**Exercise task:** Quote the data below in full, minus the images.

-------- Source data

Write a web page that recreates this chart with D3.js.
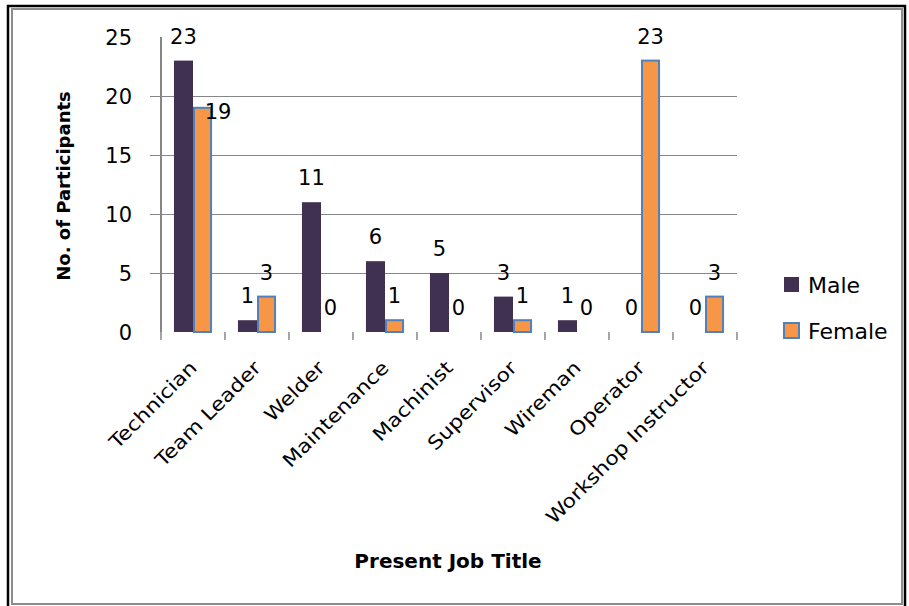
<!DOCTYPE html>
<html>
<head>
<meta charset="utf-8">
<script src="https://cdn.jsdelivr.net/npm/d3@7"></script>
<style>
  body { margin: 0; background: #fff; }
  text { font-family: "DejaVu Sans", sans-serif; fill: #000; }
</style>
</head>
<body>
<svg id="chart" width="909" height="606"></svg>
<script>

// data
const categories = ["Technician", "Team Leader", "Welder", "Maintenance", "Machinist",
                    "Supervisor", "Wireman", "Operator", "Workshop Instructor"];
const series = ["Male", "Female"];
const maleValues = [23, 1, 11, 6, 5, 3, 1, 0, 0];
const femaleValues = [19, 3, 0, 1, 0, 1, 0, 23, 3];
const yTicks = [0, 5, 10, 15, 20, 25];

const colors = { Male: "#403152", Female: "#F79646" };
const strokes = { Male: "none", Female: "#4F81BD" };

const plot = { left: 161, right: 737, top: 37, bottom: 332 };

const svg = d3.select("#chart");

// frame
svg.append("rect")
    .attr("x", 8).attr("y", 6)
    .attr("width", 897).attr("height", 605)
    .style("fill", "none")
    .style("stroke", "#000")
    .style("stroke-width", 2.5);
svg.append("rect")
    .attr("x", 12).attr("y", 9)
    .attr("width", 890).attr("height", 595)
    .style("fill", "none")
    .style("stroke", "#8c8c8c")
    .style("stroke-width", 2);

const x = d3.scaleBand()
    .domain(categories)
    .range([plot.left, plot.right]);

const xs = d3.scaleBand()
    .domain(series)
    .range([0, x.bandwidth()])
    .paddingOuter(0.68);

const y = d3.scaleLinear()
    .domain([0, 25])
    .range([plot.bottom, plot.top]);

//
// GRID + Y AXIS
//

const yAxis = d3.axisLeft(y)
    .tickValues(yTicks)
    .tickSize(-(plot.right - plot.left))
    .tickPadding(0);

const gy = svg.append("g")
    .attr("transform", `translate(${plot.left}, 0)`)
    .call(yAxis);
gy.select(".domain").remove();
gy.selectAll(".tick line")
    .attr("x1", -11)
    .style("stroke", "#868686")
    .style("stroke-width", 1.2);
gy.selectAll(".tick line").filter(d => d === 0 || d === 25).remove();
gy.selectAll(".tick text")
    .attr("x", -29)
    .attr("dy", "0.35em")
    .style("font-size", "21px")
    .style("font-family", "DejaVu Sans")
    .style("fill", "#000");

svg.append("line")
    .attr("x1", plot.left).attr("x2", plot.left)
    .attr("y1", plot.top).attr("y2", plot.bottom)
    .style("stroke", "#868686")
    .style("stroke-width", 2);

//
// X AXIS
//

const gx = svg.append("g")
    .attr("transform", `translate(0, ${plot.bottom})`);

gx.selectAll("line.sep")
    .data(d3.range(categories.length + 1))
    .enter().append("line")
        .attr("class", "sep")
        .attr("x1", i => plot.left + i * x.step())
        .attr("x2", i => plot.left + i * x.step())
        .attr("y1", 0)
        .attr("y2", 8)
        .style("stroke", "#868686")
        .style("stroke-width", 1.5);

// labels in the original are a little stretched along their length
gx.selectAll("text")
    .data(categories)
    .enter().append("text")
        .attr("transform", d => `translate(${x(d) + x.bandwidth() / 2 + 5}, 37) rotate(-45) scale(1.15, 1)`)
        .style("text-anchor", "end")
        .style("font-size", "19px")
        .text(d => d);

//
// BARS
//

const rows = categories.map((c, i) => ({ cat: c, Male: maleValues[i], Female: femaleValues[i] }));

const groups = svg.append("g")
    .selectAll("g")
    .data(rows)
    .enter().append("g")
        .attr("transform", d => `translate(${x(d.cat)}, 0)`);

const cells = groups.selectAll("g")
    .data(d => series.map(k => ({ cat: d.cat, key: k, value: d[k] })))
    .enter().append("g");

cells.filter(d => d.value > 0)
    .append("rect")
        .attr("x", d => xs(d.key) + (d.key === "Female" ? 1 : 0))
        .attr("y", d => y(d.value))
        .attr("width", d => xs.bandwidth() - (d.key === "Female" ? 2 : 0))
        .attr("height", d => y(0) - y(d.value))
        .style("fill", d => colors[d.key])
        .style("stroke", d => strokes[d.key])
        .style("stroke-width", 2);

cells.append("text")
    .attr("x", d => {
        // the female technician label sits beside its bar, as in the original
        if (d.key === "Female" && d.cat === "Technician") return xs(d.key) + xs.bandwidth() + 6;
        return xs(d.key) + xs.bandwidth() / 2;
    })
    .attr("y", d => {
        if (d.key === "Female" && d.cat === "Technician") return y(d.value) + 11;
        return y(d.value) - 17;
    })
    .style("text-anchor", "middle")
    .style("font-size", "21px")
    .text(d => d.value);

//
// TITLES
//

svg.append("text")
    .attr("transform", `translate(70, 186) rotate(-90)`)
    .style("text-anchor", "middle")
    .style("font-size", "18px")
    .style("font-weight", "bold")
    .text("No. of Participants");

svg.append("text")
    .attr("x", 448)
    .attr("y", 568)
    .style("text-anchor", "middle")
    .style("font-size", "20px")
    .style("font-weight", "bold")
    .text("Present Job Title");

//
// LEGEND
//

const legend = svg.append("g")
    .selectAll("g")
    .data(series)
    .enter().append("g")
        .attr("transform", (d, i) => `translate(784, ${277 + i * 46})`);

legend.append("rect")
    .attr("width", 15)
    .attr("height", 15)
    .style("fill", d => colors[d])
    .style("stroke", d => strokes[d])
    .style("stroke-width", 2);

legend.append("text")
    .attr("x", 24)
    .attr("y", 8)
    .attr("dy", "0.36em")
    .style("font-size", "22px")
    .text(d => d);

</script>
</body>
</html>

----------------

**Solution to this exercise:**
Write a web page that recreates this chart with D3.js.
<!DOCTYPE html>
<html>
<head>
<meta charset="utf-8">
<script src="https://cdn.jsdelivr.net/npm/d3@7"></script>
<style>
  body { margin: 0; background: #fff; }
  text { font-family: "DejaVu Sans", sans-serif; fill: #000; }
</style>
</head>
<body>
<svg id="chart" width="909" height="606"></svg>
<script>

// data
const categories = ["Technician", "Team Leader", "Welder", "Maintenance", "Machinist",
                    "Supervisor", "Wireman", "Operator", "Workshop Instructor"];
const series = ["Male", "Female"];
const maleValues = [23, 1, 11, 6, 5, 3, 1, 0, 0];
const femaleValues = [19, 3, 0, 1, 0, 1, 0, 23, 3];
const yTicks = [0, 5, 10, 15, 20, 25];

const colors = { Male: "#403152", Female: "#F79646" };
const strokes = { Male: "none", Female: "#4F81BD" };

const plot = { left: 161, right: 737, top: 37, bottom: 332 };

const svg = d3.select("#chart");

// frame
svg.append("rect")
    .attr("x", 8).attr("y", 6)
    .attr("width", 897).attr("height", 605)
    .style("fill", "none")
    .style("stroke", "#000")
    .style("stroke-width", 2.5);
svg.append("rect")
    .attr("x", 12).attr("y", 9)
    .attr("width", 890).attr("height", 595)
    .style("fill", "none")
    .style("stroke", "#8c8c8c")
    .style("stroke-width", 2);

const x = d3.scaleBand()
    .domain(categories)
    .range([plot.left, plot.right]);

const xs = d3.scaleBand()
    .domain(series)
    .range([0, x.bandwidth()])
    .paddingOuter(0.68);

const y = d3.scaleLinear()
    .domain([0, 25])
    .range([plot.bottom, plot.top]);

//
// GRID + Y AXIS
//

const yAxis = d3.axisLeft(y)
    .tickValues(yTicks)
    .tickSize(-(plot.right - plot.left))
    .tickPadding(0);

const gy = svg.append("g")
    .attr("transform", `translate(${plot.left}, 0)`)
    .call(yAxis);
gy.select(".domain").remove();
gy.selectAll(".tick line")
    .attr("x1", -11)
    .style("stroke", "#868686")
    .style("stroke-width", 1.2);
gy.selectAll(".tick line").filter(d => d === 0 || d === 25).remove();
gy.selectAll(".tick text")
    .attr("x", -29)
    .attr("dy", "0.35em")
    .style("font-size", "21px")
    .style("font-family", "DejaVu Sans")
    .style("fill", "#000");

svg.append("line")
    .attr("x1", plot.left).attr("x2", plot.left)
    .attr("y1", plot.top).attr("y2", plot.bottom)
    .style("stroke", "#868686")
    .style("stroke-width", 2);

//
// X AXIS
//

const gx = svg.append("g")
    .attr("transform", `translate(0, ${plot.bottom})`);

gx.selectAll("line.sep")
    .data(d3.range(categories.length + 1))
    .enter().append("line")
        .attr("class", "sep")
        .attr("x1", i => plot.left + i * x.step())
        .attr("x2", i => plot.left + i * x.step())
        .attr("y1", 0)
        .attr("y2", 8)
        .style("stroke", "#868686")
        .style("stroke-width", 1.5);

// labels in the original are a little stretched along their length
gx.selectAll("text")
    .data(categories)
    .enter().append("text")
        .attr("transform", d => `translate(${x(d) + x.bandwidth() / 2 + 5}, 37) rotate(-45) scale(1.15, 1)`)
        .style("text-anchor", "end")
        .style("font-size", "19px")
        .text(d => d);

//
// BARS
//

const rows = categories.map((c, i) => ({ cat: c, Male: maleValues[i], Female: femaleValues[i] }));

const groups = svg.append("g")
    .selectAll("g")
    .data(rows)
    .enter().append("g")
        .attr("transform", d => `translate(${x(d.cat)}, 0)`);

const cells = groups.selectAll("g")
    .data(d => series.map(k => ({ cat: d.cat, key: k, value: d[k] })))
    .enter().append("g");

cells.filter(d => d.value > 0)
    .append("rect")
        .attr("x", d => xs(d.key) + (d.key === "Female" ? 1 : 0))
        .attr("y", d => y(d.value))
        .attr("width", d => xs.bandwidth() - (d.key === "Female" ? 2 : 0))
        .attr("height", d => y(0) - y(d.value))
        .style("fill", d => colors[d.key])
        .style("stroke", d => strokes[d.key])
        .style("stroke-width", 2);

cells.append("text")
    .attr("x", d => {
        // the female technician label sits beside its bar, as in the original
        if (d.key === "Female" && d.cat === "Technician") return xs(d.key) + xs.bandwidth() + 6;
        return xs(d.key) + xs.bandwidth() / 2;
    })
    .attr("y", d => {
        if (d.key === "Female" && d.cat === "Technician") return y(d.value) + 11;
        return y(d.value) - 17;
    })
    .style("text-anchor", "middle")
    .style("font-size", "21px")
    .text(d => d.value);

//
// TITLES
//

svg.append("text")
    .attr("transform", `translate(70, 186) rotate(-90)`)
    .style("text-anchor", "middle")
    .style("font-size", "18px")
    .style("font-weight", "bold")
    .text("No. of Participants");

svg.append("text")
    .attr("x", 448)
    .attr("y", 568)
    .style("text-anchor", "middle")
    .style("font-size", "20px")
    .style("font-weight", "bold")
    .text("Present Job Title");

//
// LEGEND
//

const legend = svg.append("g")
    .selectAll("g")
    .data(series)
    .enter().append("g")
        .attr("transform", (d, i) => `translate(784, ${277 + i * 46})`);

legend.append("rect")
    .attr("width", 15)
    .attr("height", 15)
    .style("fill", d => colors[d])
    .style("stroke", d => strokes[d])
    .style("stroke-width", 2);

legend.append("text")
    .attr("x", 24)
    .attr("y", 8)
    .attr("dy", "0.36em")
    .style("font-size", "22px")
    .text(d => d);

</script>
</body>
</html>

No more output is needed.